A real perl wizard could knock this out with great elan. My own clunky code to do something similar started a new email when the last line in the file began with "From " and the current line begins with "Return-Path: ". I'm sure there are more elegant ways to do it.

If you cc a mailbox on each email, then no need to retain any of the included text from prior emails. That might make the whole thing easier: parse the interval between the internet headers and the forward message, and just cat that to a new text file.

Might be even nicer to run a dedicated mail server (which is a smaller deal than it sounds) that can handle each piece of mail as a programming object (not just text), with a separate header and a mail body. Cat sender, date and mail body to the growing file.

My regex-fu is not up to the challenge of doing this elgantly. There is plaintext email and html-formatted email to handle, etc. But this is way doable with standard tools.

by sabw8217 :: Thu, 07/11/2013 - 12:38am

Ummmm....really? Regexes? Running your own mail server? Please tell me you have a beard and use BSD.

Anyhow, Gmail and Google Docs have APIs, all programming languages have libraries to handle email, this is not a big job. I might bang it out for you and throw it up on Heroku just for fun.

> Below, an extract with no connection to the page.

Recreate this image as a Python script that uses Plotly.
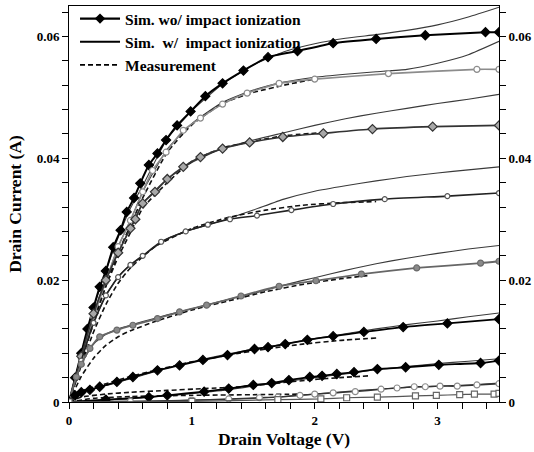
import plotly.graph_objects as go

# ---------------- data ----------------
# common voltage grid for "Sim. w/ impact ionization" curves
V_W = [0, 0.1, 0.2, 0.3, 0.4, 0.5, 0.6, 0.8, 1.0, 1.25, 1.5, 1.75, 2.0, 2.25, 2.5, 2.75, 3.0, 3.25, 3.5]

# Sim. wo/ impact ionization (marker curves)
A_V = [0, 0.05, 0.1, 0.15, 0.2, 0.25, 0.3, 0.36, 0.42, 0.47, 0.53, 0.58, 0.65, 0.72, 0.79, 0.88, 0.99, 1.11, 1.25, 1.42, 1.62, 1.86, 2.15, 2.5, 2.9, 3.39, 3.5]
A_I = [0, 0.0040, 0.0080, 0.0120, 0.0155, 0.0189, 0.0215, 0.0254, 0.0282, 0.0312, 0.0335, 0.0359, 0.0389, 0.0408, 0.0430, 0.0454, 0.0477, 0.0502, 0.0523, 0.0544, 0.0566, 0.0576, 0.0589, 0.0596, 0.0602, 0.0607, 0.0607]
B_V = [0, 0.1, 0.2, 0.3, 0.4, 0.5, 0.6, 0.68, 0.79, 0.93, 1.07, 1.25, 1.45, 1.71, 2.0, 2.6, 3.32, 3.5]
B_I = [0, 0.0072, 0.0140, 0.0198, 0.0255, 0.0298, 0.0345, 0.0380, 0.0410, 0.0446, 0.0466, 0.0489, 0.0507, 0.0523, 0.0530, 0.0539, 0.0546, 0.0546]
C_V = [0, 0.1, 0.2, 0.3, 0.4, 0.5, 0.54, 0.6, 0.7, 0.8, 0.93, 1.07, 1.25, 1.47, 1.74, 2.07, 2.47, 2.96, 3.5]
C_I = [0, 0.0075, 0.0145, 0.0200, 0.0245, 0.0285, 0.0300, 0.0326, 0.0345, 0.0366, 0.0386, 0.0402, 0.0416, 0.0426, 0.0435, 0.0441, 0.0448, 0.0452, 0.0454]
D_V = [0, 0.1, 0.2, 0.3, 0.4, 0.5, 0.6, 0.75, 0.95, 1.13, 1.31, 1.53, 1.81, 2.15, 2.57, 3.08, 3.5]
D_I = [0, 0.0068, 0.0130, 0.0175, 0.0205, 0.0225, 0.0240, 0.0263, 0.0280, 0.0291, 0.0300, 0.0306, 0.0315, 0.0325, 0.0333, 0.0338, 0.0343]
E_V = [0, 0.06, 0.1, 0.17, 0.25, 0.39, 0.52, 0.72, 0.9, 1.12, 1.4, 1.71, 2.01, 2.38, 2.83, 3.35, 3.5]
E_I = [0, 0.0041, 0.0062, 0.0088, 0.0107, 0.0118, 0.0126, 0.0137, 0.0148, 0.0159, 0.0174, 0.0190, 0.0199, 0.0210, 0.0220, 0.0228, 0.0231]
F_V = [0, 0.05, 0.1, 0.17, 0.25, 0.39, 0.52, 0.72, 0.9, 1.09, 1.29, 1.51, 1.62, 1.76, 1.94, 2.15, 2.4, 2.72, 3.08, 3.5]
F_I = [0, 0.0011, 0.0016, 0.0020, 0.0025, 0.0033, 0.0041, 0.0052, 0.0060, 0.0069, 0.0077, 0.0087, 0.0090, 0.0095, 0.0102, 0.0108, 0.0115, 0.0123, 0.0129, 0.0136]
G_V = [0, 0.3, 0.65, 0.8, 1.1, 1.3, 1.5, 1.65, 1.79, 1.96, 2.06, 2.18, 2.32, 2.51, 2.74, 3.01, 3.35, 3.5]
G_I = [0, 0.0004, 0.0008, 0.0011, 0.0017, 0.0022, 0.0028, 0.0031, 0.0036, 0.0041, 0.0043, 0.0046, 0.0049, 0.0054, 0.0057, 0.0061, 0.0064, 0.0068]
H_V = [0, 0.5, 1.0, 1.3, 1.55, 1.7, 1.88, 2.0, 2.15, 2.33, 2.54, 2.67, 2.81, 2.9, 3.02, 3.16, 3.32, 3.5]
H_I = [0, 0.0001, 0.0003, 0.0005, 0.0007, 0.0008, 0.0011, 0.0013, 0.0015, 0.0017, 0.0021, 0.0023, 0.0025, 0.0025, 0.0026, 0.0026, 0.0028, 0.0030]
I_V = [0, 1.0, 1.7, 2.05, 2.26, 2.51, 2.82, 2.99, 3.18, 3.3, 3.46, 3.5]
I_I = [0, 0.0001, 0.0004, 0.0005, 0.0007, 0.0008, 0.0010, 0.0011, 0.0012, 0.0013, 0.0013, 0.0014]

# Sim. w/ impact ionization (thin lines) on V_W
A_W = [0, 0.0080, 0.0155, 0.0215, 0.0270, 0.0318, 0.0355, 0.0432, 0.0478, 0.0522, 0.0553, 0.0575, 0.0588, 0.0597, 0.0603, 0.0610, 0.0619, 0.0632, 0.0648]
B_W = [0, 0.0072, 0.0140, 0.0198, 0.0255, 0.0298, 0.0345, 0.0415, 0.0457, 0.0492, 0.0512, 0.0525, 0.0533, 0.0538, 0.0542, 0.0546, 0.0556, 0.0570, 0.0592]
C_W = [0, 0.0075, 0.0145, 0.0200, 0.0245, 0.0285, 0.0326, 0.0366, 0.0393, 0.0416, 0.0430, 0.0442, 0.0454, 0.0465, 0.0474, 0.0482, 0.0490, 0.0497, 0.0505]
D_W = [0, 0.0068, 0.0130, 0.0175, 0.0205, 0.0225, 0.0240, 0.0268, 0.0283, 0.0298, 0.0315, 0.0333, 0.0346, 0.0355, 0.0363, 0.0370, 0.0376, 0.0381, 0.0386]
E_W = [0, 0.0062, 0.0095, 0.0111, 0.0120, 0.0126, 0.0132, 0.0143, 0.0153, 0.0166, 0.0178, 0.0192, 0.0204, 0.0216, 0.0227, 0.0236, 0.0244, 0.0251, 0.0257]
F_W = [0, 0.0016, 0.0022, 0.0027, 0.0032, 0.0038, 0.0044, 0.0056, 0.0066, 0.0077, 0.0087, 0.0095, 0.0104, 0.0112, 0.0120, 0.0127, 0.0133, 0.0140, 0.0146]
G_W = [0, 0.0001, 0.0002, 0.0003, 0.0004, 0.0005, 0.0007, 0.0010, 0.0014, 0.0019, 0.0026, 0.0033, 0.0040, 0.0046, 0.0053, 0.0058, 0.0063, 0.0067, 0.0071]
H_W = [0, 0, 0, 0, 0.0001, 0.0001, 0.0001, 0.0002, 0.0003, 0.0004, 0.0006, 0.0009, 0.0013, 0.0017, 0.0021, 0.0024, 0.0026, 0.0028, 0.0031]

# Measurement (dashed)
MB_V = [0, 0.1, 0.2, 0.3, 0.4, 0.5, 0.6, 0.8, 1.0, 1.25, 1.5, 1.75, 2.0]
MB_I = [0, 0.0065, 0.0130, 0.0190, 0.0245, 0.0290, 0.0335, 0.0410, 0.0455, 0.0490, 0.0508, 0.0520, 0.0530]
MC_V = [0, 0.1, 0.2, 0.3, 0.4, 0.5, 0.6, 0.8, 1.0, 1.25, 1.5, 1.75, 2.05]
MC_I = [0, 0.0070, 0.0138, 0.0190, 0.0238, 0.0278, 0.0318, 0.0360, 0.0395, 0.0417, 0.0428, 0.0437, 0.0442]
MD_V = [0, 0.1, 0.2, 0.3, 0.4, 0.5, 0.7, 1.0, 1.3, 1.6, 1.9, 2.2, 2.5]
MD_I = [0, 0.0060, 0.0115, 0.0160, 0.0195, 0.0220, 0.0255, 0.0285, 0.0303, 0.0315, 0.0323, 0.0327, 0.0329]
ME_V = [0, 0.1, 0.2, 0.3, 0.4, 0.5, 0.7, 1.0, 1.3, 1.6, 1.9, 2.2, 2.45]
ME_I = [0, 0.0042, 0.0072, 0.0093, 0.0107, 0.0117, 0.0132, 0.0151, 0.0166, 0.0181, 0.0193, 0.0202, 0.0208]
MF_V = [0, 0.1, 0.3, 0.5, 0.7, 1.0, 1.3, 1.6, 1.9, 2.2, 2.5]
MF_I = [0, 0.0018, 0.0030, 0.0042, 0.0052, 0.0066, 0.0077, 0.0087, 0.0095, 0.0101, 0.0105]
MG_V = [0, 0.1, 0.3, 0.5, 0.8, 1.1, 1.4, 1.7, 2.0, 2.2, 2.45]
MG_I = [0, 0.0008, 0.0013, 0.0016, 0.0019, 0.0022, 0.0025, 0.0031, 0.0037, 0.0040, 0.0043]
MH_V = [0, 0.2, 0.5, 1.0, 1.5, 1.9]
MH_I = [0, 0.0006, 0.0009, 0.0011, 0.0012, 0.0013]

X_TICKS = [0, 1, 2, 3]
X_LABELS = ["0", "1", "2", "3"]
Y_TICKS = [0, 0.02, 0.04, 0.06]
Y_LABELS = ["0", "0.02", "0.04", "0.06"]

LEG_WO = "Sim. wo/ impact ionization"
LEG_W = "Sim.\u00a0 w/\u00a0 impact ionization"
LEG_M = "Measurement"

# ---------------- figure ----------------
FONT = "Liberation Serif, Times New Roman, serif"
fig = go.Figure()

# thin "w/" lines
for yw in [A_W, B_W, C_W, D_W, E_W, F_W, G_W, H_W]:
    fig.add_trace(go.Scatter(x=V_W, y=yw, mode="lines",
                             line=dict(color="#3a3a3a", width=1.1, shape="spline", smoothing=0.5),
                             showlegend=False, hoverinfo="skip"))

# measurement dashed
for mv, mi in [(MB_V, MB_I), (MC_V, MC_I), (MD_V, MD_I), (ME_V, ME_I),
               (MF_V, MF_I), (MG_V, MG_I), (MH_V, MH_I)]:
    fig.add_trace(go.Scatter(x=mv, y=mi, mode="lines",
                             line=dict(color="#111", width=1.6, dash="5px,3px", shape="spline", smoothing=0.5),
                             showlegend=False, hoverinfo="skip"))

# wo/ curves with markers
series = [
    (A_V, A_I, "#000", 2.0, "diamond", "#000", "#000", 7),
    (B_V, B_I, "#8c8c8c", 1.6, "circle", "#fff", "#8c8c8c", 6),
    (C_V, C_I, "#333", 1.6, "diamond", "#a8a8a8", "#333", 7),
    (D_V, D_I, "#222", 1.6, "circle", "#fff", "#555", 5),
    (E_V, E_I, "#666", 1.8, "circle", "#8a8a8a", "#6a6a6a", 6),
    (F_V, F_I, "#000", 1.8, "diamond", "#000", "#000", 7),
    (G_V, G_I, "#000", 1.8, "diamond", "#000", "#000", 7),
    (H_V, H_I, "#333", 1.4, "circle", "#fff", "#8c8c8c", 6),
    (I_V, I_I, "#555", 1.2, "square", "#fff", "#666", 6),
]
for xv, yv, lc, lw, sym, fc, mc, ms in series:
    fig.add_trace(go.Scatter(x=xv, y=yv, mode="lines+markers",
                             line=dict(color=lc, width=lw, shape="spline", smoothing=0.5),
                             marker=dict(symbol=sym, size=ms, color=fc, line=dict(color=mc, width=1.2)),
                             showlegend=False, hoverinfo="skip"))

# legend proxies
fig.add_trace(go.Scatter(x=[None], y=[None], mode="lines+markers", name=LEG_WO,
                         line=dict(color="#000", width=2.2),
                         marker=dict(symbol="diamond", size=8, color="#000")))
fig.add_trace(go.Scatter(x=[None], y=[None], mode="lines", name=LEG_W,
                         line=dict(color="#000", width=2)))
fig.add_trace(go.Scatter(x=[None], y=[None], mode="lines", name=LEG_M,
                         line=dict(color="#000", width=1.6, dash="5px,3px")))

# dummy for right axis
fig.add_trace(go.Scatter(x=[0], y=[0], yaxis="y2", mode="lines", line=dict(width=0),
                         showlegend=False, hoverinfo="skip"))

tickfont = dict(family=FONT, size=13, color="#000", weight="bold")
fig.update_layout(
    width=534, height=452,
    margin=dict(l=69, r=35, t=6, b=50, autoexpand=False),
    paper_bgcolor="white", plot_bgcolor="white",
    font=dict(family=FONT, color="#000"),
    showlegend=True,
    legend=dict(x=0.014, y=1.01, xanchor="left", yanchor="top", bgcolor="rgba(0,0,0,0)",
                font=dict(family=FONT, size=15.5, color="#000", weight="bold"),
                tracegroupgap=0, itemwidth=40),
    xaxis=dict(range=[0, 3.5], tickvals=X_TICKS, ticktext=X_LABELS, ticks="outside", ticklen=6,
               tickwidth=1, tickcolor="#000", showline=True, linecolor="#000", linewidth=1,
               mirror=True, showgrid=False, zeroline=False, tickfont=tickfont, automargin=False,
               minor=dict(dtick=0.2, ticks="outside", ticklen=6, tickcolor="#000", showgrid=False),
               title=dict(text="Drain Voltage (V)", standoff=6,
                          font=dict(family=FONT, size=17.5, color="#000", weight="bold"))),
    yaxis=dict(range=[0, 0.065], tickvals=Y_TICKS, ticktext=Y_LABELS, ticks="outside", ticklen=6,
               tickwidth=1, tickcolor="#000", showline=True, linecolor="#000", linewidth=1,
               showgrid=False, zeroline=False, tickfont=tickfont, automargin=False,
               minor=dict(dtick=0.004, ticks="outside", ticklen=6, tickcolor="#000", showgrid=False),
               title=dict(text="Drain Current (A)", standoff=10,
                          font=dict(family=FONT, size=17.5, color="#000", weight="bold"))),
    yaxis2=dict(range=[0, 0.065], overlaying="y", side="right", tickvals=Y_TICKS, ticktext=Y_LABELS,
                ticks="outside", ticklen=6, tickwidth=1, tickcolor="#000", showline=True,
                linecolor="#000", linewidth=1, showgrid=False, zeroline=False, tickfont=tickfont,
                automargin=False,
                minor=dict(dtick=0.004, ticks="outside", ticklen=6, tickcolor="#000", showgrid=False)),
)

fig.write_html("out.html", config={"displayModeBar": False},
               post_script="document.body.style.margin='0';document.body.style.padding='0';")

But if a PDF works for you, you can follow the instructions on this thread, that I found when I went looking for the Gmail Labs tool that let you do this. Unfortunately it's been discontinued, but there are instructions here for converting any Gmail thread to a PDF in Google Docs.


by JimZipCode :: Thu, 07/11/2013 - 11:43am

Not really a full beard, more of a partial / goatee kind of thing....

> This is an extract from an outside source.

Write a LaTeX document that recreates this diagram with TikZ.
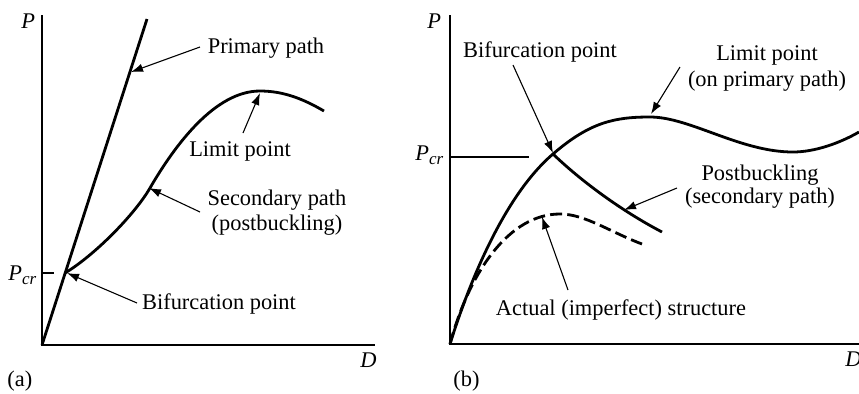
\documentclass[tikz,border=0pt]{standalone}
\usepackage{fontspec}
\setmainfont{Liberation Serif}
\usetikzlibrary{arrows.meta}
\newcommand{\myP}{\textit{P}}
\newcommand{\myPcr}{\textit{P}\raisebox{-0.45ex}{\fontsize{8.5}{9}\selectfont\textit{cr}}}
\begin{document}
\begin{tikzpicture}[x=0.5pt,y=-0.5pt,
  axis/.style={line width=0.75pt},
  curve/.style={line width=1.4pt},
  dashcurve/.style={line width=1.4pt, dash pattern=on 6pt off 2.6pt},
  pointer/.style={line width=0.55pt,-{Latex[length=6pt,width=4.2pt]}},
  lbl/.style={inner sep=0pt, font=\fontsize{11.2}{13}\selectfont},
  every node/.style={inner sep=0pt}]
\useasboundingbox (0,0) rectangle (859,393);
% ---------------- panel (a)
\coordinate (aO) at (42,345);
\coordinate (aTop) at (42,15);
\coordinate (aRight) at (375,345);
\draw[axis] (aTop) -- (aO) -- (aRight);
\coordinate (aPrimEnd) at (147,19);
\draw[curve] (aO) -- (aPrimEnd);
\coordinate (aB) at (65,273);
\coordinate (aS) at (150,188);
\coordinate (aL) at (260,91);
\coordinate (aEnd) at (324,111);
\draw[curve] (aB) .. controls (95,255) and (135,214) .. (aS)
  .. controls (175,145) and (215,91) .. (aL)
  .. controls (285,91) and (305,100) .. (aEnd);
\coordinate (aTick0) at (42,273);
\coordinate (aTick1) at (54,273);
\draw[curve] (aTick0) -- (aTick1);
\node[lbl, anchor=base west] (aP) at (21,28) {\myP};
\node[lbl, anchor=base west] (aPcr) at (8,280) {\myPcr};
\node[lbl, anchor=base west] (aD) at (360,367) {\textit{D}};
\node[lbl, anchor=base west] (aLab) at (7,386) {(a)};
\node[lbl, anchor=base] (aPrim) at (266,53) {Primary path};
\node[lbl, anchor=base] (aLim) at (240,156) {Limit point};
\node[lbl, anchor=base] (aSec1) at (277,205) {Secondary path};
\node[lbl, anchor=base] (aSec2) at (277,230) {(postbuckling)};
\node[lbl, anchor=base] (aBif) at (219,309) {Bifurcation point};
\coordinate (aPrimS) at (200,47);  \coordinate (aPrimT) at (131,72);
\coordinate (aLimS) at (243,133);  \coordinate (aLimT) at (260,93);
\coordinate (aSecS) at (200,212);  \coordinate (aSecT) at (149,188);
\coordinate (aBifS) at (137,303);  \coordinate (aBifT) at (67,273);
\draw[pointer] (aPrimS) -- (aPrimT);
\draw[pointer] (aLimS) -- (aLimT);
\draw[pointer] (aSecS) -- (aSecT);
\draw[pointer] (aBifS) -- (aBifT);
% ---------------- panel (b)
\coordinate (bO) at (450,344);
\coordinate (bTop) at (450,15);
\coordinate (bRight) at (859,344);
\draw[axis] (bTop) -- (bO) -- (bRight);
\coordinate (bB) at (553,154);
\coordinate (bL) at (650,117);
\coordinate (bTr) at (793,152);
\coordinate (bEnd) at (859,132);
\draw[curve] (bO) .. controls (470,280) and (505,195) .. (bB)
  .. controls (590,122) and (615,117) .. (bL)
  .. controls (690,117) and (740,152) .. (bTr)
  .. controls (815,152) and (840,143) .. (bEnd);
\coordinate (bSecEnd) at (662,232);
\draw[curve] (bB) .. controls (580,180) and (620,210) .. (bSecEnd);
\coordinate (bDPeak) at (560,214);
\coordinate (bDEnd) at (642,244);
\draw[dashcurve] (bO) .. controls (470,270) and (510,214) .. (bDPeak)
  .. controls (585,214) and (610,232) .. (bDEnd);
\coordinate (bPcr0) at (450,157);
\coordinate (bPcr1) at (529,157);
\draw[curve] (bPcr0) -- (bPcr1);
\node[lbl, anchor=base west] (bP) at (427,28) {\myP};
\node[lbl, anchor=base west] (bPcr) at (415,160) {\myPcr};
\node[lbl, anchor=base west] (bD) at (845,366) {\textit{D}};
\node[lbl, anchor=base west] (bLab) at (453,386) {(b)};
\node[lbl, anchor=base] (bBif) at (540,57) {Bifurcation point};
\node[lbl, anchor=base] (bLim1) at (767,60) {Limit point};
\node[lbl, anchor=base] (bLim2) at (767,86) {(on primary path)};
\node[lbl, anchor=base] (bPost1) at (760,180) {Postbuckling};
\node[lbl, anchor=base] (bPost2) at (760,203) {(secondary path)};
\node[lbl, anchor=base] (bAct) at (621,315) {Actual (imperfect) structure};
\coordinate (bBifS) at (513,65);   \coordinate (bBifT) at (553,153);
\coordinate (bLimS) at (680,67);   \coordinate (bLimT) at (651,114);
\coordinate (bPostS) at (677,188); \coordinate (bPostT) at (624,210);
\coordinate (bActS) at (568,290);  \coordinate (bActT) at (542,217);
\draw[pointer] (bBifS) -- (bBifT);
\draw[pointer] (bLimS) -- (bLimT);
\draw[pointer] (bPostS) -- (bPostT);
\draw[pointer] (bActS) -- (bActT);
\end{tikzpicture}
\end{document}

by jbird1785 :: Fri, 07/12/2013 - 11:10am

The problem with the email scraping is one change to Gmail and it has to be reprogrammed.

I know people like tools that are more seamless with their current workflow, but I think the best bet might be a group chat like previously mentioned Campfire, HipChat, or Google Hangouts. They should all allow access by browser or phone app and give you history to copy and paste or an API to download the chat history if you still want automatic formatting. I think Campfire doesn't have an Android app though.